Pero es que el prodigio de Nada presentó irrepetibles circunstancias; en primer lugar, el inesperado gesto del jurado del premio Nadal al galardonar la novela, pues suponía el valiente reconocimiento de una nueva narrativa, tanto por la austeridad de su estilo como por la certidumbre de su mirada, ambas totalmente alejadas del moralismo provinciano de Concha Espina o del centón de imitadores de la porosidad azoriniana, fórmulas literarias escapistas y reinantes sobre aquella España tétrica de la cartilla de racionamiento y del piojo verde, donde la censura campeaba hasta en la propia conciencia, bajo un gobierno totalitario al borde de despeñarse con el III Reich. En ese panorama de sabañones y de compras al fiado en el colmado de la esquina asoma Nada, decepcionadas vivencias anotadas por una frágil señorita —reflejo de tantas otras hijas de los vencedores vencidos— que se niega —aunque sea de mero pensamiento— a quedar desolada por aquella plúmbea, extensa y dominante nada.
Era mucho más de cuanto hubiese deseado el jurado, sobre todo cuando Nada devino en el espejo de todos los jóvenes universitarios de aquellos cuarenta; es decir, de toda la juventud burguesa de la postguerra. Como adivinarán, algo demasiado formidable para poder repetirse; además, por una joven Laforet que de inmediato se casa, con lo que variará rotundamente su existencia de universitaria en fuga y objeto de admiración por su rareza, a madre y gran escritora de la que se espera tanto; o sea, sobre sus hombros, antes de cumplir la treintena, habían caído responsabilidades ineludibles que la privarán de la tan necesaria tregua para afrontar aquellas arduas exigencias artísticas. Para cuando ya disponga de ese respiro, habían pasado demasiados años y, entre tanto, Nada se había consagrado como modélica; es más, su ejemplaridad iba aumentando incluso en el extranjero. En ese momento y tras la indiferencia que habían cosechado sus tres siguientes novelas, Laforet debió comprender que cualquier cosa que escribiese, sencillamente, era retar a una leyenda titulada Nada.

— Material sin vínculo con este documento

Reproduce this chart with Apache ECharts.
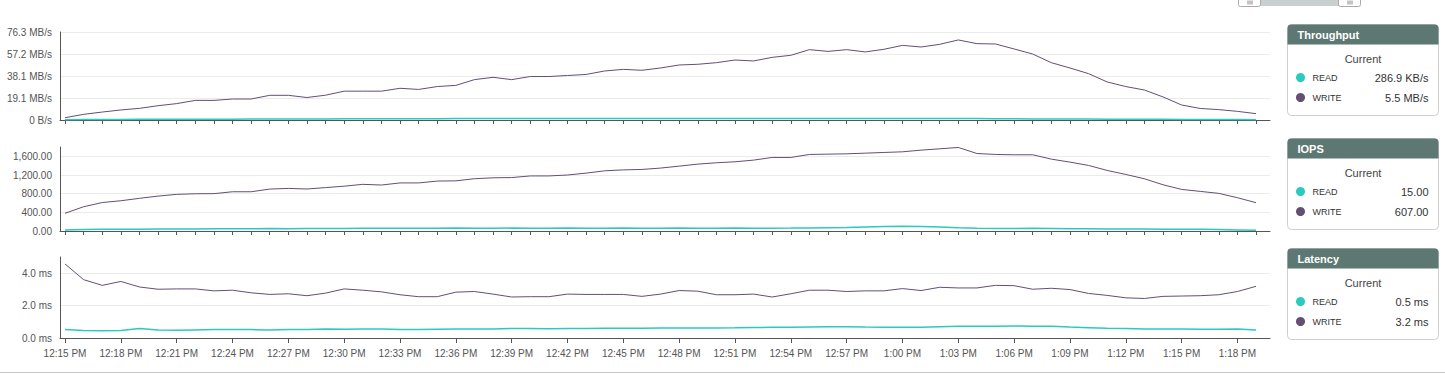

Como observan, en la peripecia novelística de Carmen Laforet nuestras autoridades culturales disponen de elementos para un más que justificado homenaje, tanto a la novelista, como a través de ella y de Nada, a todas las jóvenes de aquella época. Por eso me extrañaría mucho que concluyese esta feria sin que se imponga su figura. Ahora bien, al repasar esta amarga aventura literaria, no puedo sino admirar esa voluntad innovadora de don José Vergés y del resto del jurado de Destino, en aquellos años tan inclementes, cuando apostaron firmemente por el relato entristecido y entristecedor de una desconocida. ¡Qué distinto de cuánto sucede ahora!; ¿o acaso encontraron alguna auténtica novedad entre las que traía el suplemento literario que ojearon el sábado?